Take the lines from the top down to and including the one with "const axisTitle = 'Time (min)';" and repeat them exactly. Omit images.

INFORMATION SHOWN:
** Begin **

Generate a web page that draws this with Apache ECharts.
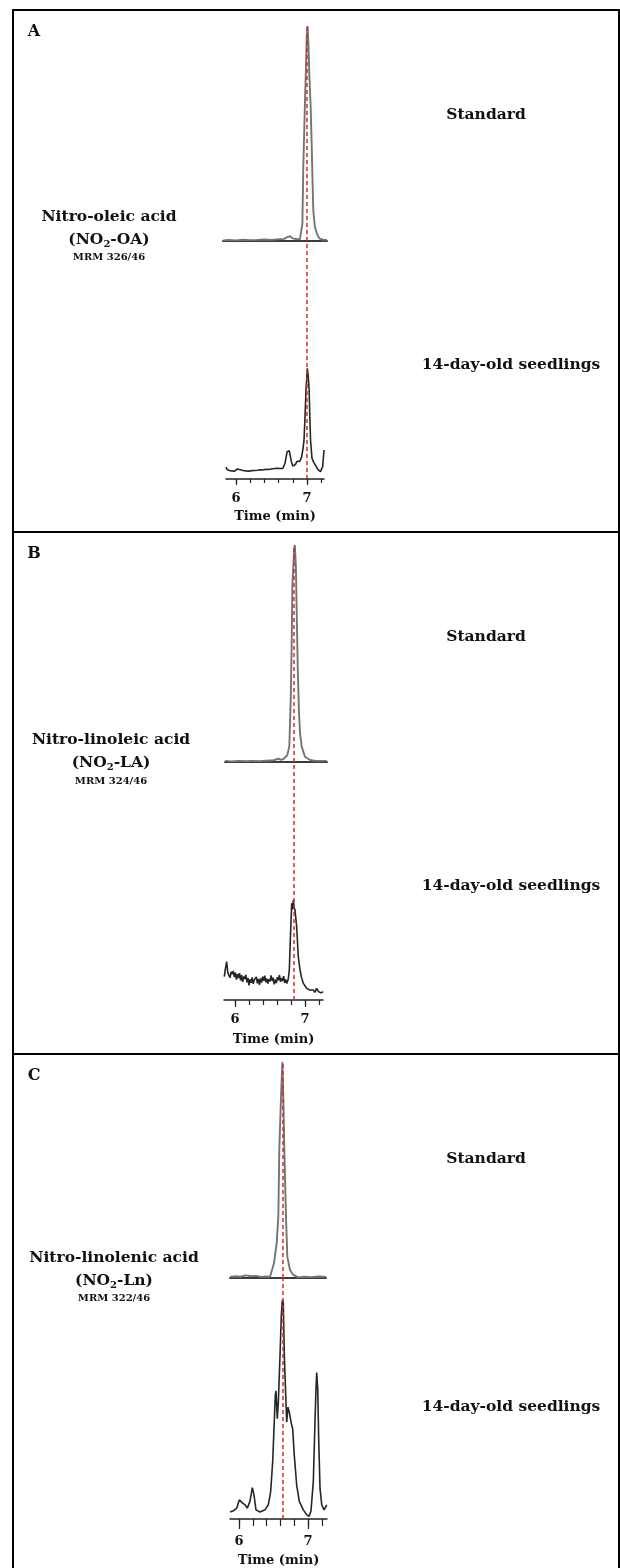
<!DOCTYPE html>
<html>
<head>
<meta charset="utf-8">
<script src="https://cdn.jsdelivr.net/npm/echarts@6/dist/echarts.min.js"></script>
<style>
  html, body { margin: 0; padding: 0; background: #fff; }
  #chart { width: 620px; height: 1568px; }
</style>
</head>
<body>
<div id="chart"></div>
<script>
// Panel letters, analytes and MRM transitions
const panelLetters = ['A', 'B', 'C'];
const analyteNames = ['Nitro-oleic acid', 'Nitro-linoleic acid', 'Nitro-linolenic acid'];
const analyteAbbrev = ['OA', 'LA', 'Ln'];
const mrmTransitions = ['MRM 326/46', 'MRM 324/46', 'MRM 322/46'];
const traceLabels = ['Standard', '14-day-old seedlings'];
const retentionTimes = [7.005, 6.845, 6.628];
const timeTicks = [6, 6.2, 6.4, 6.6, 6.8, 7, 7.2];
const timeTickLabels = [6, 7];
const axisTitle = 'Time (min)';

// Chromatograms: [retention time (min), relative intensity (%)]
const oaStandard = [
  [5.82, 0.3], [5.9, 0.5], [6.0, 0.3], [6.1, 0.6], [6.2, 0.4], [6.3, 0.5], [6.4, 0.7],
  [6.5, 0.5], [6.6, 0.8], [6.68, 1.0], [6.72, 1.8], [6.76, 2.2], [6.8, 1.2], [6.86, 0.8],
  [6.9, 0.9], [6.925, 1.5], [6.935, 8], [6.948, 34.6], [6.96, 50], [6.972, 65.6],
  [6.986, 81], [6.996, 95], [7.008, 100], [7.02, 92], [7.032, 78], [7.052, 62],
  [7.066, 45], [7.08, 25], [7.089, 14], [7.11, 7], [7.137, 3.7], [7.16, 2],
  [7.183, 1.0], [7.23, 0.6], [7.28, 0.5]
];
const oaSeedlings = [
  [5.86, 5.0], [5.875, 4.0], [5.89, 4.4], [5.905, 3.6], [5.92, 4.0], [5.94, 3.4],
  [5.96, 3.9], [5.98, 3.3], [6.0, 3.7], [6.02, 4.2], [6.04, 3.5], [6.06, 3.9],
  [6.08, 3.2], [6.1, 3.6], [6.12, 3.0], [6.14, 3.4], [6.16, 2.9], [6.18, 3.3],
  [6.2, 3.0], [6.22, 3.5], [6.24, 3.1], [6.26, 3.6], [6.28, 3.2], [6.3, 3.7],
  [6.32, 3.3], [6.34, 3.9], [6.36, 3.4], [6.38, 3.8], [6.4, 3.5], [6.42, 4.1],
  [6.44, 3.7], [6.46, 4.0], [6.48, 3.6], [6.5, 4.2], [6.52, 3.9], [6.54, 4.4],
  [6.56, 4.0], [6.58, 4.5], [6.6, 4.1], [6.62, 4.4], [6.64, 4.1], [6.66, 4.4],
  [6.69, 6.6], [6.72, 11.5], [6.75, 11.9], [6.78, 7.3], [6.8, 5.4], [6.82, 4.9],
  [6.84, 6.2], [6.855, 7.3], [6.87, 7.6], [6.88, 6.9], [6.9, 7.5], [6.925, 9.4],
  [6.945, 13], [6.958, 16.4], [6.972, 26], [6.986, 37.4], [7.005, 46.5], [7.018, 43],
  [7.03, 37.4], [7.04, 26], [7.05, 16.4], [7.07, 8.7], [7.09, 7.3], [7.11, 6.6],
  [7.135, 5.0], [7.16, 3.8], [7.19, 3.1], [7.21, 3.6], [7.22, 5.2], [7.24, 12.2]
];
const laStandard = [
  [5.86, 0.5], [5.95, 0.3], [6.05, 0.5], [6.15, 0.4], [6.25, 0.5], [6.35, 0.4],
  [6.45, 0.6], [6.55, 0.8], [6.62, 1.5], [6.66, 1.0], [6.7, 1.6], [6.747, 3.2],
  [6.776, 7.1], [6.796, 28.6], [6.81, 54.8], [6.819, 80.8], [6.833, 90], [6.847, 98.8],
  [6.855, 100], [6.87, 90], [6.881, 70], [6.896, 43.9], [6.914, 22.6], [6.93, 13],
  [6.953, 7.1], [7.0, 2.4], [7.071, 0.9], [7.15, 0.5], [7.31, 0.5]
];
const laSeedlings = [
  [5.847, 9.8], [5.862, 13], [5.881, 16.1], [5.895, 12], [5.91, 10.5], [5.919, 11.2],
  [5.93, 9.4], [5.945, 11.9], [5.96, 10.8], [5.975, 12.2], [5.99, 9.6], [6.005, 11.5],
  [6.02, 8.6], [6.035, 10.9], [6.05, 9.2], [6.065, 11.3], [6.08, 8.2], [6.095, 10.4],
  [6.11, 7.6], [6.125, 9.9], [6.14, 8.8], [6.155, 10.6], [6.17, 7.4], [6.185, 9.3],
  [6.2, 6.1], [6.215, 8.7], [6.23, 7.2], [6.245, 9.5], [6.26, 6.8], [6.275, 8.4],
  [6.29, 7.6], [6.305, 9.7], [6.32, 7.0], [6.335, 8.9], [6.35, 6.4], [6.365, 9.1],
  [6.38, 7.3], [6.395, 9.8], [6.41, 8.1], [6.425, 10.2], [6.44, 7.5], [6.455, 9.0],
  [6.47, 6.9], [6.485, 8.8], [6.5, 7.8], [6.515, 10.3], [6.53, 8.0], [6.545, 9.4],
  [6.56, 6.6], [6.575, 8.5], [6.59, 7.1], [6.605, 9.6], [6.62, 8.3], [6.635, 10.5],
  [6.65, 7.7], [6.665, 9.2], [6.68, 8.0], [6.695, 10.0], [6.71, 7.2], [6.725, 8.6],
  [6.74, 6.9], [6.761, 8.8], [6.776, 12.6], [6.79, 25], [6.81, 40.6], [6.822, 38],
  [6.833, 42], [6.845, 39], [6.857, 37.8], [6.881, 30.8], [6.904, 18.2], [6.929, 12.6],
  [6.95, 9.5], [6.976, 7.0], [7.0, 6.0], [7.024, 4.9], [7.05, 5.5], [7.07, 4.2],
  [7.09, 5.0], [7.119, 4.2], [7.14, 3.2], [7.167, 4.9], [7.19, 3.6], [7.21, 4.4],
  [7.23, 3.0], [7.261, 3.5]
];
const lnStandard = [
  [5.87, 0.5], [5.95, 0.8], [6.02, 0.6], [6.1, 1.2], [6.18, 0.8], [6.25, 1.0],
  [6.32, 0.5], [6.4, 0.7], [6.45, 0.6], [6.474, 0.8], [6.507, 6.8], [6.546, 16.1],
  [6.57, 28.4], [6.584, 59.3], [6.609, 83.9], [6.628, 100], [6.642, 83.9],
  [6.657, 59.3], [6.681, 28.4], [6.7, 9.9], [6.739, 3.7], [6.787, 1.4], [6.859, 0.3],
  [6.95, 0.6], [7.05, 0.4], [7.15, 0.7], [7.26, 0.5]
];
const lnSeedlings = [
  [5.87, 2.9], [5.917, 3.4], [5.967, 4.5], [6.004, 7.9], [6.029, 8.6], [6.054, 6.6],
  [6.087, 5.9], [6.12, 4.5], [6.159, 7.3], [6.193, 13.0], [6.217, 10.0], [6.246, 3.8],
  [6.304, 2.9], [6.377, 3.8], [6.425, 5.9], [6.459, 11.4], [6.488, 23.7], [6.507, 37.4],
  [6.526, 51.2], [6.536, 53.2], [6.555, 41.6], [6.57, 48.4], [6.594, 67.6],
  [6.613, 84.1], [6.628, 90.9], [6.642, 89.6], [6.657, 67.6], [6.677, 51.2],
  [6.691, 40.2], [6.71, 46.4], [6.729, 44.3], [6.754, 40.2], [6.778, 37.4],
  [6.801, 26.5], [6.836, 14.1], [6.874, 7.3], [6.932, 3.8], [6.981, 1.8], [7.014, 1.1],
  [7.043, 3.2], [7.077, 15.5], [7.101, 40.2], [7.116, 53.9], [7.126, 60.8],
  [7.141, 53.9], [7.155, 33.3], [7.174, 12.8], [7.199, 5.9], [7.232, 3.8],
  [7.261, 5.2], [7.271, 5.9]
];
const standardTraces = [oaStandard, laStandard, lnStandard];
const seedlingTraces = [oaSeedlings, laSeedlings, lnSeedlings];

// Page geometry of each panel (pixels)
const panels = [
  { top: 10, px6: 236, ppm: 71, stdTop: 26, stdBase: 241, sdlBase: 479,
    stdX: [223, 327], sdlX: [226, 324], nameX: 109, nameY: [217, 240, 257],
    stdLabelY: 115, sdlLabelY: 365, minorLen: 4, majorLen: 6, labelMargin: 13, nameGap: 31 },
  { top: 532, px6: 235, ppm: 70, stdTop: 545, stdBase: 762, sdlBase: 1000,
    stdX: [225, 327], sdlX: [224, 323], nameX: 111, nameY: [740, 763, 781],
    stdLabelY: 637, sdlLabelY: 886, minorLen: 5, majorLen: 7, labelMargin: 13, nameGap: 33 },
  { top: 1054, px6: 239, ppm: 69, stdTop: 1062, stdBase: 1278, sdlBase: 1521,
    stdX: [230, 326], sdlX: [230, 327], nameX: 114, nameY: [1258, 1281, 1298],
    stdLabelY: 1159, sdlLabelY: 1407, minorLen: 7, majorLen: 10, labelMargin: 16, nameGap: 35 }
];

const FONT = '"DejaVu Serif", "Liberation Serif", serif';
const INK = '#111';

const grid = [], xAxis = [], yAxis = [], series = [], graphic = [];

function timeAt(p, px) { return 6 + (px - p.px6) / p.ppm; }

function redLine(rt) {
  return {
    silent: true,
    symbol: ['none', 'none'],
    label: { show: false },
    lineStyle: { color: '#dd2626', type: [4, 3], width: 1.5 },
    data: [{ xAxis: rt }]
  };
}

panels.forEach((p, i) => {
  const gStd = grid.length;
  grid.push({ left: p.stdX[0], width: p.stdX[1] - p.stdX[0], top: p.stdTop,
              height: p.stdBase - p.stdTop, containLabel: false });
  const gSdl = grid.length;
  grid.push({ left: p.sdlX[0], width: p.sdlX[1] - p.sdlX[0], top: p.stdBase,
              height: p.sdlBase - p.stdBase, containLabel: false });

  // standard: baseline only
  const xStd = xAxis.length;
  xAxis.push({
    type: 'value', gridIndex: gStd,
    min: timeAt(p, p.stdX[0]), max: timeAt(p, p.stdX[1]),
    axisLine: { show: true, lineStyle: { color: '#3c3c3c', width: 2 } },
    axisTick: { show: false }, axisLabel: { show: false }, splitLine: { show: false }
  });
  // seedlings: time axis with minor ticks
  const xSdl = xAxis.length;
  xAxis.push({
    type: 'value', gridIndex: gSdl, position: 'bottom',
    min: timeAt(p, p.sdlX[0]), max: timeAt(p, p.sdlX[1]),
    axisLine: { show: true, lineStyle: { color: '#222', width: 1.5 } },
    axisTick: { show: true, customValues: timeTicks, length: p.minorLen,
                lineStyle: { color: '#222', width: 1.2 } },
    axisLabel: { show: false }, splitLine: { show: false }
  });
  // seedlings: labelled whole minutes
  xAxis.push({
    type: 'value', gridIndex: gSdl, position: 'bottom',
    min: timeAt(p, p.sdlX[0]), max: timeAt(p, p.sdlX[1]),
    axisLine: { show: false },
    axisTick: { show: true, customValues: timeTickLabels, length: p.majorLen,
                lineStyle: { color: '#222', width: 1.2 } },
    axisLabel: { show: true, customValues: timeTickLabels, margin: p.labelMargin,
                 fontFamily: FONT, fontWeight: 'bold', fontSize: 13, color: INK },
    name: axisTitle, nameLocation: 'middle', nameGap: p.nameGap,
    nameTextStyle: { fontFamily: FONT, fontWeight: 'bold', fontSize: 13, color: INK },
    splitLine: { show: false }
  });

  const yStd = yAxis.length;
  yAxis.push({ type: 'value', gridIndex: gStd, min: 0, max: 100, show: false });
  const ySdl = yAxis.length;
  yAxis.push({ type: 'value', gridIndex: gSdl, min: 0, max: 100, show: false });

  series.push({
    type: 'line', xAxisIndex: xStd, yAxisIndex: yStd, data: standardTraces[i],
    showSymbol: false, clip: false, z: 3,
    lineStyle: { color: '#747474', width: 1.9 },
    markLine: redLine(retentionTimes[i])
  });
  series.push({
    type: 'line', xAxisIndex: xSdl, yAxisIndex: ySdl, data: seedlingTraces[i],
    showSymbol: false, clip: false, z: 3,
    lineStyle: { color: '#262626', width: 1.6 },
    markLine: redLine(retentionTimes[i])
  });

  // panel letter
  graphic.push({ type: 'text', x: 34, y: p.top + 22, style: {
    text: panelLetters[i], fontFamily: FONT, fontWeight: 'bold', fontSize: 16,
    fill: INK, align: 'center', verticalAlign: 'middle' } });
  // analyte name block
  graphic.push({ type: 'text', x: p.nameX, y: p.nameY[0], style: {
    text: analyteNames[i], fontFamily: FONT, fontWeight: 'bold', fontSize: 15.5,
    fill: INK, align: 'center', verticalAlign: 'middle' } });
  graphic.push({ type: 'text', x: p.nameX, y: p.nameY[1], style: {
    text: '(NO{sub|2}-' + analyteAbbrev[i] + ')', fontFamily: FONT, fontWeight: 'bold',
    fontSize: 15.5, fill: INK, align: 'center', verticalAlign: 'middle',
    rich: { sub: { fontFamily: FONT, fontWeight: 'bold', fontSize: 10, fill: INK,
                   padding: [9, 0, 0, 0] } } } });
  graphic.push({ type: 'text', x: p.nameX, y: p.nameY[2], style: {
    text: mrmTransitions[i], fontFamily: FONT, fontWeight: 'bold', fontSize: 10,
    fill: INK, align: 'center', verticalAlign: 'middle' } });
  // trace labels
  graphic.push({ type: 'text', x: 486, y: p.stdLabelY, style: {
    text: traceLabels[0], fontFamily: FONT, fontWeight: 'bold', fontSize: 15.5,
    fill: INK, align: 'center', verticalAlign: 'middle' } });
  graphic.push({ type: 'text', x: 511, y: p.sdlLabelY, style: {
    text: traceLabels[1], fontFamily: FONT, fontWeight: 'bold', fontSize: 15.5,
    fill: INK, align: 'center', verticalAlign: 'middle' } });
});

// frame and panel separators
graphic.push({ type: 'rect', shape: { x: 13, y: 10, width: 606, height: 1580 },
  style: { fill: 'none', stroke: '#000', lineWidth: 2 }, z: 10 });
[panels[1].top, panels[2].top].forEach(y => {
  graphic.push({ type: 'line', shape: { x1: 13, y1: y, x2: 620, y2: y },
    style: { stroke: '#000', lineWidth: 2 }, z: 10 });
});

const chart = echarts.init(document.getElementById('chart'), null, { renderer: 'canvas' });
chart.setOption({
  animation: false,
  backgroundColor: '#fff',
  grid, xAxis, yAxis, series, graphic
});
</script>
</body>
</html>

** End **

THE REPLY:
Generate a web page that draws this with Apache ECharts.
<!DOCTYPE html>
<html>
<head>
<meta charset="utf-8">
<script src="https://cdn.jsdelivr.net/npm/echarts@6/dist/echarts.min.js"></script>
<style>
  html, body { margin: 0; padding: 0; background: #fff; }
  #chart { width: 620px; height: 1568px; }
</style>
</head>
<body>
<div id="chart"></div>
<script>
// Panel letters, analytes and MRM transitions
const panelLetters = ['A', 'B', 'C'];
const analyteNames = ['Nitro-oleic acid', 'Nitro-linoleic acid', 'Nitro-linolenic acid'];
const analyteAbbrev = ['OA', 'LA', 'Ln'];
const mrmTransitions = ['MRM 326/46', 'MRM 324/46', 'MRM 322/46'];
const traceLabels = ['Standard', '14-day-old seedlings'];
const retentionTimes = [7.005, 6.845, 6.628];
const timeTicks = [6, 6.2, 6.4, 6.6, 6.8, 7, 7.2];
const timeTickLabels = [6, 7];
const axisTitle = 'Time (min)';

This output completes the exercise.